-- start of Items --
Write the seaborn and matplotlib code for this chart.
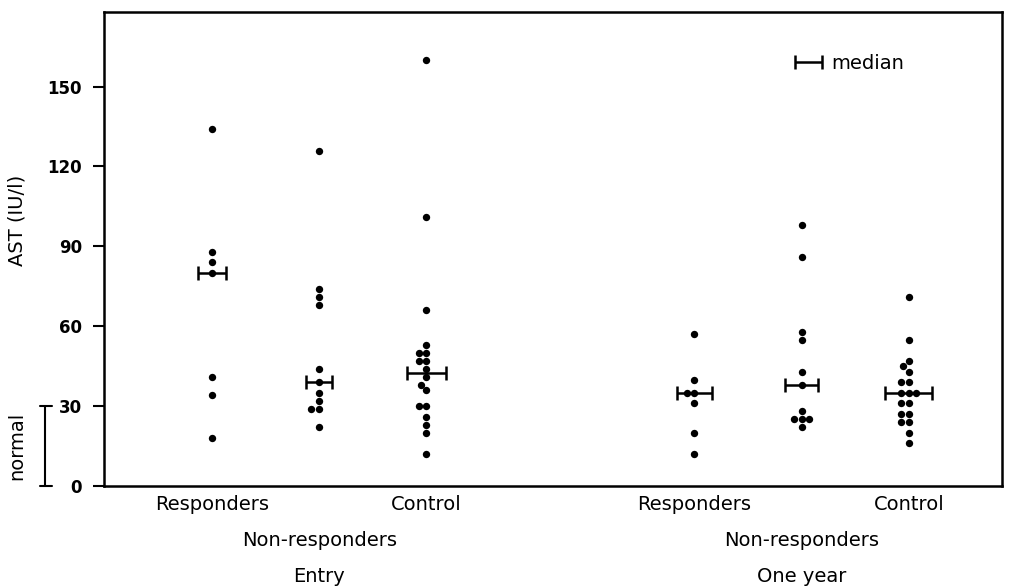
import numpy as np
import pandas as pd
import seaborn as sns
import matplotlib.pyplot as plt
from matplotlib.transforms import blended_transform_factory
from matplotlib.container import ErrorbarContainer
from matplotlib.legend_handler import HandlerErrorbar

# AST (IU/l) per patient
groups = ["Responders", "Non-responders", "Control"]
periods = ["Entry", "One year"]

entry_resp = [134, 88, 84, 80, 41, 34, 18]
entry_nonresp = [126, 74, 71, 68, 44, 39, 35, 32, 29, 29, 22]
entry_control = [160, 101, 66, 53, 50, 50, 47, 47, 44, 41, 38, 36, 30, 30, 26, 23, 20, 12]
year_resp = [57, 40, 35, 35, 31, 20, 12]
year_nonresp = [98, 86, 58, 55, 43, 38, 28, 25, 25, 25, 22]
year_control = [71, 55, 47, 45, 43, 39, 39, 35, 35, 35, 31, 31, 27, 27, 24, 24, 20, 16]

y_ticks = [0, 30, 60, 90, 120, 150]
normal_range = [0, 30]

# layout: two blocks of three columns with a gap between them
group_pos = [0, 1, 2, 4.5, 5.5, 6.5]
bar_half = [0.13, 0.12, 0.18, 0.16, 0.15, 0.22]

series = [entry_resp, entry_nonresp, entry_control, year_resp, year_nonresp, year_control]
rows = []
for pos, vals in zip(group_pos, series):
    for v in vals:
        rows.append({"pos": pos, "AST": v})
df = pd.DataFrame(rows)
medians = df.groupby("pos")["AST"].median().reindex(group_pos).values

sns.set_theme(style="white")
plt.rcParams["font.family"] = ["DejaVu Sans"]
plt.rcParams["text.color"] = "black"
plt.rcParams["ytick.labelcolor"] = "black"

fig = plt.figure(figsize=(10.23, 5.87), dpi=100)
ax = fig.add_axes([0.1017, 0.172, 0.8778, 0.8075])

sns.swarmplot(data=df, x="pos", y="AST", native_scale=True, orient="x",
              color="black", size=5.3, linewidth=0, ax=ax, zorder=2)

eb = ax.errorbar(group_pos, medians, xerr=bar_half, fmt="none", ecolor="black",
                 elinewidth=1.8, capsize=5, capthick=1.8, zorder=3)

ax.set_xlim(-1.007, 7.37)
ax.set_ylim(0, 178)
ax.set_xticks([])
ax.set_yticks(y_ticks)
ax.set_yticklabels([str(t) for t in y_ticks], fontsize=12, fontweight="bold", color="black")
ax.tick_params(axis="y", direction="out", length=8, width=1.5, pad=8, left=True, color="black")
for s in ax.spines.values():
    s.set_visible(True)
    s.set_color("black")
    s.set_linewidth(1.8)
ax.set_xlabel("")
ax.set_ylabel("")

# y-axis title and "normal" range bracket on the left
tl = blended_transform_factory(ax.transAxes, ax.transData)
ax.text(-0.097, 0.56, "AST (IU/l)", rotation=90, ha="center", va="center",
        fontsize=14, color="black", transform=ax.transAxes)
ax.plot([-0.066, -0.066], normal_range, color="black", lw=1.5, transform=tl, clip_on=False)
for yv in normal_range:
    ax.plot([-0.071, -0.058], [yv, yv], color="black", lw=1.5, transform=tl, clip_on=False)
ax.text(-0.097, np.mean(normal_range), "normal", rotation=90, ha="center", va="center",
        fontsize=14, color="black", transform=tl)

# category labels under the axis
tr = blended_transform_factory(ax.transData, ax.transAxes)
for b in range(2):
    p = group_pos[b * 3:(b + 1) * 3]
    ax.text(p[0], -0.040, groups[0], transform=tr, ha="center", va="center", fontsize=14, color="black")
    ax.text(p[2], -0.040, groups[2], transform=tr, ha="center", va="center", fontsize=14, color="black")
    ax.text(p[1], -0.114, groups[1], transform=tr, ha="center", va="center", fontsize=14, color="black")
    ax.text(p[1], -0.190, periods[b], transform=tr, ha="center", va="center", fontsize=14, color="black")

leg = ax.legend([eb], ["median"], loc="upper left", bbox_to_anchor=(0.749, 0.949),
                frameon=False, fontsize=14, handlelength=1.5, handletextpad=0.4,
                handler_map={ErrorbarContainer: HandlerErrorbar(xerr_size=0.7)})
for t in leg.get_texts():
    t.set_color("black")

fig.savefig("out.png", dpi=100)
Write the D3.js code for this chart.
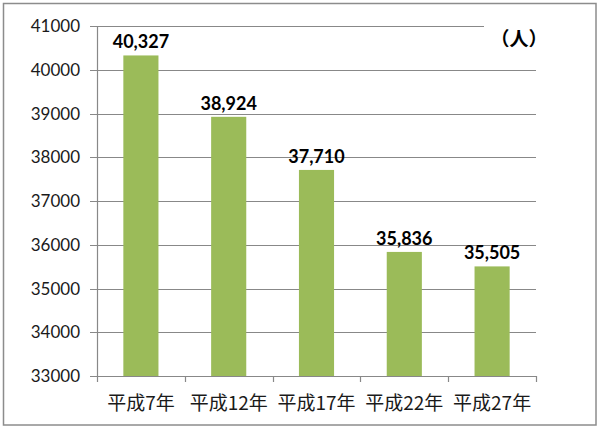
<!DOCTYPE html>
<html>
<head>
<meta charset="utf-8">
<script src="https://cdn.jsdelivr.net/npm/d3@7/dist/d3.min.js"></script>
<style>
html,body{margin:0;padding:0;background:#fff;}
svg{display:block;}
</style>
</head>
<body>
<svg id="chart" width="600" height="428"></svg>
<script>
const categories = ["平成7年", "平成12年", "平成17年", "平成22年", "平成27年"];
const values = [40327, 38924, 37710, 35836, 35505];
const yTicks = [33000, 34000, 35000, 36000, 37000, 38000, 39000, 40000, 41000];
const unitLabel = "（人）";

(function () {
const svg = d3.select("#chart");
const pLeft = 97, pRight = 536, pTop = 26, pBottom = 376;

svg.append("rect").attr("x", 3.5).attr("y", 3.5).attr("width", 592.5).attr("height", 421.5)
  .attr("fill", "#fff").attr("stroke", "#8c8c8c").attr("stroke-width", 1.5);

const xb = d3.scaleBand().domain(categories).range([pLeft, pRight]);
const y = d3.scaleLinear().domain([33000, 41000]).range([pBottom, pTop]);

// gridlines
svg.append("g").selectAll("line").data(yTicks).join("line")
  .attr("x1", pLeft - 7).attr("x2", pRight)
  .attr("y1", d => Math.round(y(d)) + 0.5).attr("y2", d => Math.round(y(d)) + 0.5)
  .attr("stroke", "#888").attr("stroke-width", 1.2);

// y tick labels
svg.append("g").selectAll("text").data(yTicks).join("text")
  .attr("x", 80).attr("y", d => y(d) + 6)
  .attr("text-anchor", "end")
  .attr("font-family", "Lato, 'Open Sans', sans-serif")
  .attr("font-size", 17).attr("fill", "#1a1a1a")
  .text(d => d);

// bars
const bw = xb.bandwidth() / 2.5;
svg.append("g").selectAll("rect").data(values).join("rect")
  .attr("x", (d, i) => xb(categories[i]) + (xb.bandwidth() - bw) / 2)
  .attr("width", bw)
  .attr("y", d => y(d))
  .attr("height", d => pBottom - y(d))
  .attr("fill", "#9bbb59");

// axes lines
svg.append("line").attr("x1", pLeft + 0.5).attr("x2", pLeft + 0.5).attr("y1", pTop).attr("y2", pBottom)
  .attr("stroke", "#888").attr("stroke-width", 1.2);
svg.append("line").attr("x1", pLeft).attr("x2", pRight).attr("y1", Math.round(pBottom) + 0.5).attr("y2", Math.round(pBottom) + 0.5)
  .attr("stroke", "#888").attr("stroke-width", 1.2);
const xTickPos = categories.map(c => xb(c)).concat([pRight]);
svg.append("g").selectAll("line").data(xTickPos).join("line")
  .attr("x1", d => Math.round(d) + 0.5).attr("x2", d => Math.round(d) + 0.5)
  .attr("y1", pBottom).attr("y2", pBottom + 6)
  .attr("stroke", "#888").attr("stroke-width", 1.2);

// category labels
svg.append("g").selectAll("text").data(categories).join("text")
  .attr("x", d => xb(d) + xb.bandwidth() / 2).attr("y", 410)
  .attr("text-anchor", "middle")
  .attr("font-family", "'Noto Sans CJK JP', sans-serif")
  .attr("font-size", 19).attr("fill", "#1a1a1a")
  .text(d => d);

// value labels
svg.append("g").selectAll("text").data(values).join("text")
  .attr("x", (d, i) => xb(categories[i]) + xb.bandwidth() / 2)
  .attr("y", d => y(d) - 7)
  .attr("text-anchor", "middle")
  .attr("font-family", "Lato, 'Open Sans', sans-serif")
  .attr("font-weight", "bold")
  .attr("font-size", 18).attr("fill", "#000")
  .text(d => d3.format(",")(d));

// unit label with white background
svg.append("rect").attr("x", 484).attr("y", 20).attr("width", 56).attr("height", 34).attr("fill", "#fff");
svg.append("text").attr("x", 519).attr("y", 46)
  .attr("text-anchor", "middle")
  .attr("font-family", "'Noto Sans CJK JP', sans-serif")
  .attr("font-weight", "bold")
  .attr("font-size", 19).attr("fill", "#000")
  .text(unitLabel);
})();
</script>
</body>
</html>
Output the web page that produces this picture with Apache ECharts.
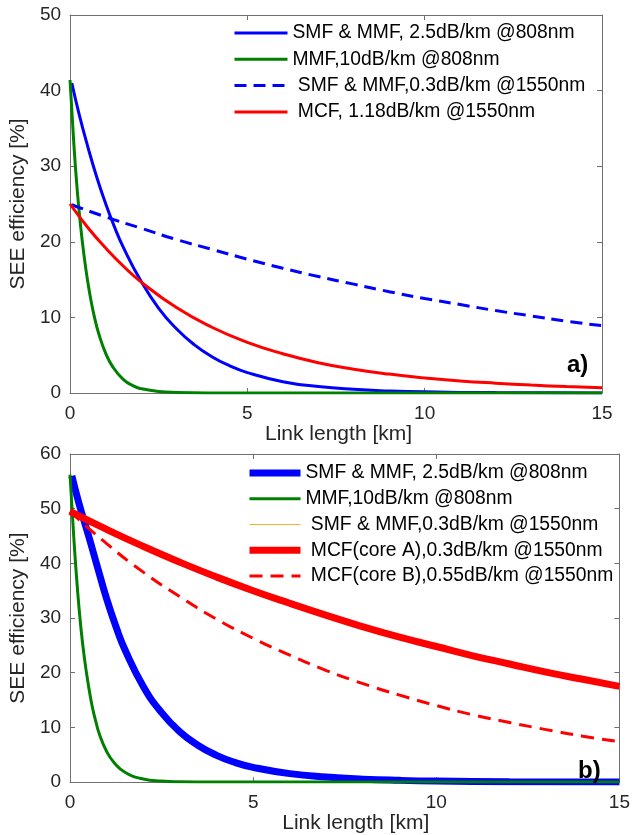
-- end of Items --
▸ **Request**:
Compute the number of lines above that contain the string "seaborn". Reply with that value only.

▸ **Result of this task**:
2